We need to remind everyone involved in our game of the consequences if you abuse an umpire. The actions can have a much greater impact than what you think. We need to reiterate the need to treat umpires with respect both as a club official, coach, player and a spectator.

I absolutely agree that our umpires need to be accountable, just as players and coaches are on match day. They need to be fit, know and understand the rules, position themselves on field in the best position to make good decisions and are to also show respect to the players and coaches involved in the match they are umpiring. There is an expectation that our umpires perform, just as our players are. One thing to remember is that umpires, like players will make mistakes during a game. Our umpires attend training sessions as do our players. Our umpires have coaches, as do our players. We should not hold the umpires to account for the result of a match because of one bad decision! One umpires bad decision should not be blamed on next week’s umpire. Again I find it astounding that parents and coaches feel it acceptable to criticise an umpire in ways they would never dream in criticising their own players or children.

Many sports have instituted a zero-tolerance policy for spectators and parents, resulting in ejection from the game if umpires/officials are taunted, abused or jeered. I have attended many games as a spectator / parent and observed other spectators and parents dishing out excessive abuse to the younger umpires.

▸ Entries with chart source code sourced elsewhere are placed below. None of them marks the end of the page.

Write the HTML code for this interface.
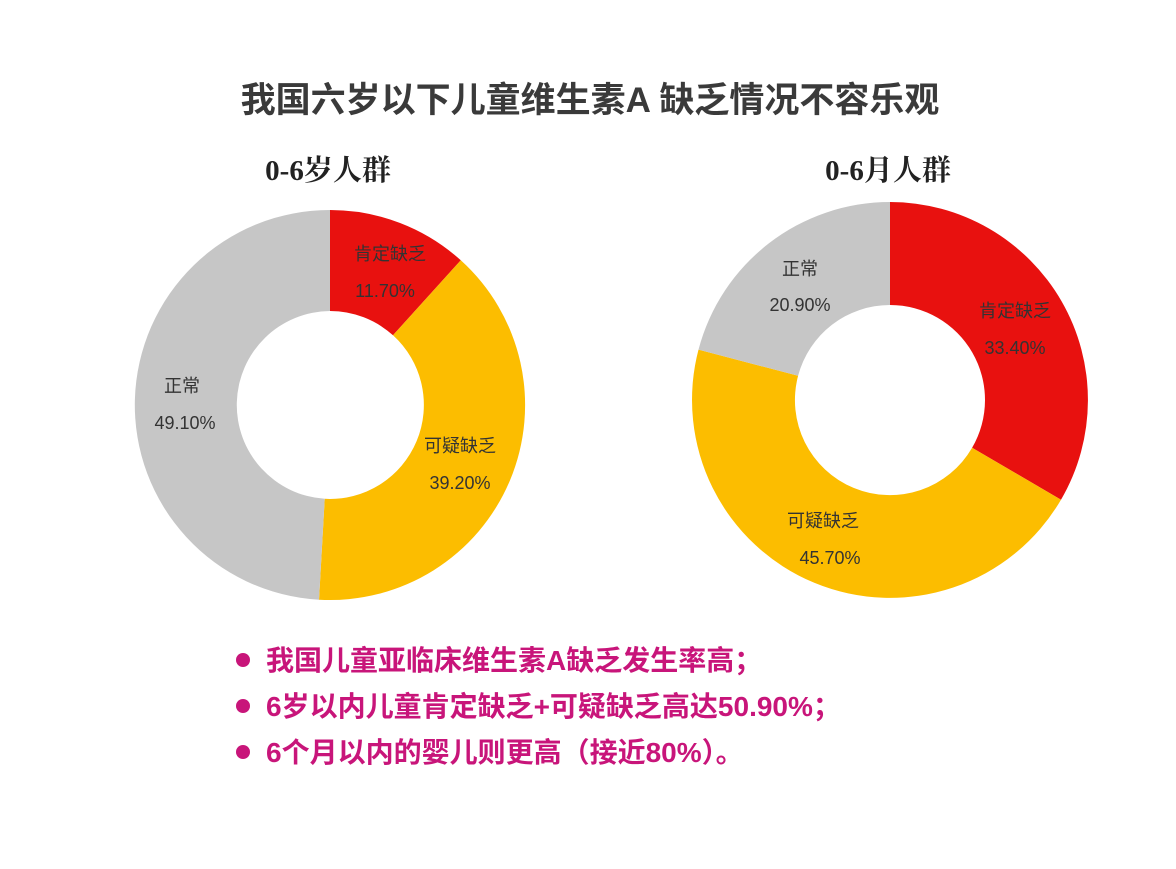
<!DOCTYPE html>
<html><head><meta charset="utf-8">
<style>
html,body{margin:0;padding:0;background:#fff;}
body{width:1176px;height:869px;position:relative;overflow:hidden;font-family:"Liberation Sans","Noto Sans CJK SC",sans-serif;}
</style></head>
<body>
<svg width="1176" height="869" xmlns="http://www.w3.org/2000/svg" style="position:absolute;left:0;top:0">
<text x="590" y="112" text-anchor="middle" font-size="35" font-weight="bold" fill="#3a3a3a" font-family="Liberation Sans,Noto Sans CJK SC,sans-serif">我国六岁以下儿童维生素A 缺乏情况不容乐观</text>
<text x="328" y="180" text-anchor="middle" font-size="29" font-weight="bold" fill="#222" font-family="Liberation Serif,Noto Serif CJK SC,serif">0-6岁人群</text>
<text x="888" y="180" text-anchor="middle" font-size="29" font-weight="bold" fill="#222" font-family="Liberation Serif,Noto Serif CJK SC,serif">0-6月人群</text>

<path fill="#e8110f" d="M330,210 A195,195 0 0 1 460.8,260.3 L393.0,335.3 A94,94 0 0 0 330,311 Z"/>
<path fill="#fcbd00" d="M460.8,260.3 A195,195 0 0 1 319.0,599.7 L324.7,498.8 A94,94 0 0 0 393.0,335.3 Z"/>
<path fill="#c6c6c6" d="M319.0,599.7 A195,195 0 0 1 330,210 L330,311 A94,94 0 0 0 324.7,498.8 Z"/>

<path fill="#e8110f" d="M890,202 A198,198 0 0 1 1061.0,499.7 L972.1,447.8 A95,95 0 0 0 890,305 Z"/>
<path fill="#fcbd00" d="M1061.0,499.7 A198,198 0 0 1 698.5,349.6 L798.1,375.8 A95,95 0 0 0 972.1,447.8 Z"/>
<path fill="#c6c6c6" d="M698.5,349.6 A198,198 0 0 1 890,202 L890,305 A95,95 0 0 0 798.1,375.8 Z"/>

<g font-size="18" fill="#333" text-anchor="middle" font-family="Liberation Sans,Noto Sans CJK SC,sans-serif">
<text x="390" y="260">肯定缺乏</text><text x="385" y="297">11.70%</text>
<text x="460" y="452">可疑缺乏</text><text x="460" y="489">39.20%</text>
<text x="182" y="392">正常</text><text x="185" y="429">49.10%</text>
<text x="800" y="275">正常</text><text x="800" y="311">20.90%</text>
<text x="1015" y="317">肯定缺乏</text><text x="1015" y="354">33.40%</text>
<text x="823" y="527">可疑缺乏</text><text x="830" y="564">45.70%</text>
</g>

<g fill="#c8157a" font-size="28" font-weight="bold" font-family="Liberation Sans,Noto Sans CJK SC,sans-serif">
<circle cx="243" cy="660" r="7"/><text x="266" y="670">我国儿童亚临床维生素A缺乏发生率高；</text>
<circle cx="243" cy="706" r="7"/><text x="266" y="716">6岁以内儿童肯定缺乏+可疑缺乏高达50.90%；</text>
<circle cx="243" cy="752" r="7"/><text x="266" y="762">6个月以内的婴儿则更高（接近80%）。</text>
</g>
</svg>
</body></html>
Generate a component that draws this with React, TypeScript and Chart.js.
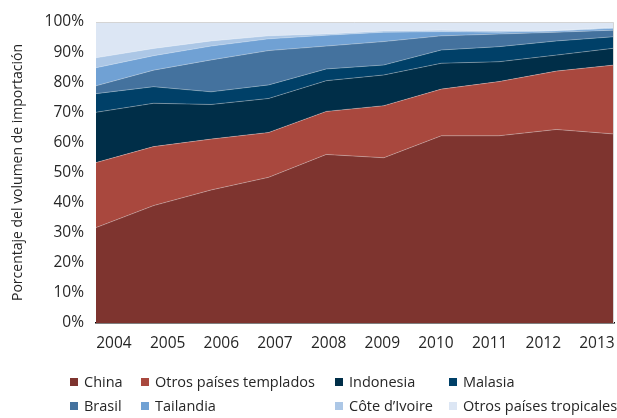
import React, { useEffect, useRef } from 'react';
import { Chart, registerables } from 'chart.js';

Chart.register(...registerables);

const years = ['2004', '2005', '2006', '2007', '2008', '2009', '2010', '2011', '2012', '2013'];
const yearNumbers = [2004, 2005, 2006, 2007, 2008, 2009, 2010, 2011, 2012, 2013];
const yTicks = [0, 10, 20, 30, 40, 50, 60, 70, 80, 90, 100];

const china = [31.7, 39.0, 44.2, 48.4, 56.0, 54.9, 62.2, 62.2, 64.3, 62.8];
const otrosTemplados = [21.6, 19.6, 16.9, 14.9, 14.3, 17.3, 15.5, 18.0, 19.4, 22.9];
const indonesia = [16.7, 14.4, 11.5, 11.3, 10.2, 10.2, 8.6, 6.6, 5.3, 5.6];
const malasia = [6.2, 5.5, 4.2, 4.5, 3.9, 3.3, 4.4, 5.0, 4.7, 3.8];
const brasil = [2.6, 5.5, 10.6, 11.4, 7.6, 7.8, 4.7, 4.2, 2.9, 2.2];
const tailandia = [6.0, 4.8, 4.6, 3.9, 3.6, 3.1, 1.4, 0.6, 0.4, 0.6];
const coteDIvoire = [3.3, 2.4, 1.7, 1.0, 0.4, 0.4, 0.5, 0.4, 0.2, 0.3];
const otrosTropicales = [11.9, 8.8, 6.3, 4.6, 4.0, 3.0, 2.7, 3.0, 2.8, 1.8];

const seriesNames = [
  'China',
  'Otros países templados',
  'Indonesia',
  'Malasia',
  'Brasil',
  'Tailandia',
  'Côte d’Ivoire',
  'Otros países tropicales',
];
const seriesData = [china, otrosTemplados, indonesia, malasia, brasil, tailandia, coteDIvoire, otrosTropicales];
const seriesColors = ['#7e342f', '#a9483e', '#002e48', '#004068', '#44729e', '#70a1d4', '#acc7e6', '#dce6f4'];

const yTitle = 'Porcentaje del volumen de importación';
const FONT = '"Open Sans", sans-serif';
const TEXT = '#262626';

export default function App() {
  const ref = useRef<HTMLCanvasElement>(null);

  useEffect(() => {
    document.body.style.margin = '0';
    const canvas = ref.current;
    if (!canvas) return;

    const frameAndLegend = {
      id: 'frameAndLegend',
      afterDatasetsDraw(chart: any) {
        const { ctx, chartArea } = chart;
        ctx.save();
        ctx.strokeStyle = '#d4d4d4';
        ctx.lineWidth = 1;
        ctx.beginPath();
        ctx.moveTo(chartArea.left, chartArea.top + 0.5);
        ctx.lineTo(chartArea.right - 0.5, chartArea.top + 0.5);
        ctx.lineTo(chartArea.right - 0.5, chartArea.bottom);
        ctx.stroke();
        ctx.restore();
      },
      afterDraw(chart: any) {
        const ctx = chart.ctx;
        const colX = [70, 141, 335, 449];
        const rowY = [383, 407];
        ctx.save();
        ctx.font = '14.5px ' + FONT;
        ctx.textBaseline = 'middle';
        ctx.textAlign = 'left';
        seriesNames.forEach((name, i) => {
          const x = colX[i % 4];
          const y = rowY[Math.floor(i / 4)];
          ctx.fillStyle = seriesColors[i];
          ctx.fillRect(x, y - 5, 8, 8);
          ctx.fillStyle = TEXT;
          ctx.fillText(name, x + 14, y);
        });
        ctx.restore();
      },
    };

    const chart = new Chart(canvas, {
      type: 'line',
      data: {
        labels: years,
        datasets: seriesData.map((d, i) => ({
          label: seriesNames[i],
          data: d,
          backgroundColor: seriesColors[i],
          borderColor: 'rgba(255,255,255,0.28)',
          borderWidth: 1,
          fill: i === 0 ? 'origin' : '-1',
          pointRadius: 0,
          tension: 0,
        })),
      },
      options: {
        animation: false,
        responsive: false,
        devicePixelRatio: 1,
        layout: { padding: { top: 22, right: 3, bottom: 0, left: 0 } },
        plugins: {
          legend: { display: false },
          tooltip: { enabled: false },
        },
        scales: {
          x: {
            type: 'category',
            offset: false,
            weight: 0,
            grid: { display: false, drawTicks: false },
            border: { display: true, color: '#000', width: 1.5 },
            ticks: { display: false },
            afterFit: (s: any) => {
              s.height = 0;
              s.paddingLeft = 0;
              s.paddingRight = 0;
            },
          },
          xl: {
            type: 'linear',
            position: 'bottom',
            weight: 1,
            min: 2003.665,
            max: 2013.317,
            grid: { display: false, drawTicks: false },
            border: { display: false },
            afterBuildTicks: (s: any) => {
              s.ticks = yearNumbers.map((v) => ({ value: v }));
            },
            ticks: {
              autoSkip: false,
              maxRotation: 0,
              padding: 11,
              color: TEXT,
              font: { family: FONT, size: 15.5 },
              callback: (v: any) => String(v),
            },
            afterFit: (s: any) => {
              s.height = 95;
              s.paddingLeft = 0;
              s.paddingRight = 0;
            },
          },
          y: {
            stacked: true,
            min: 0,
            max: 100,
            grid: { display: false, drawTicks: false },
            border: { display: false },
            afterBuildTicks: (s: any) => {
              s.ticks = yTicks.map((v) => ({ value: v }));
            },
            ticks: {
              padding: 12,
              color: TEXT,
              font: { family: FONT, size: 15.5 },
              callback: (v: any) => v + '%',
            },
            title: {
              display: true,
              text: yTitle,
              color: TEXT,
              font: { family: FONT, size: 14 },
              padding: { top: 9.6, bottom: 0 },
            },
            afterFit: (s: any) => {
              s.width = 96;
            },
          },
        },
      },
      plugins: [frameAndLegend],
    } as any);

    return () => chart.destroy();
  }, []);

  return (
    <div style={{ width: 617, height: 418 }}>
      <canvas ref={ref} width={617} height={418} style={{ display: 'block' }} />
    </div>
  );
}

What these spectators didn’t realise was that they were only hurting the young umpires concentration on the game and possibly discouraging him / her from continuing to work as an umpire in the future.

Parents can help ensure the health and safety of umpires in the future by starting to educate their kids on showing and treating umpires with respect. Coaches, players, parents, and spectators should never argue or dispute the decision of an umpire, make negative or derogatory remarks or gestures towards an umpire, or otherwise behave inappropriately to disturb the normal course of play in a game. Not only is this behaviour setting a bad example for players, it distracts the umpire, makes the coach’s job harder, and takes away from the enjoyment of the game. Remember, it’s only a game, and it’s important to set a good example of respecting the umpire for our young players."

 

Umpires are a very important part of the game - our kids can’t play without them.

All umpires train weekly in an excellent program led by our Junior Umpiring Coaches and leadership teams.

While we may not agree with an umpire’s call, we always need to respect their authority on the field. No player, parent or official is permitted to approach an umpire to question a decision at any time.

If you have any concerns about the standard of umpiring, let your coach or manager know and they’ll take it through the proper channels. Please remember they are working hard and doing their best. Just like our players and even parents, umpires are not perfect!

We also need to remember that many of the umpires at our game are young, and still learning, so give them the space they need to do that!

If any family is interested in the umpiring program we strongly encourage you to give it a go – it’s a great way to become a leader, earn some pocket money and it also helps our players with their football awareness.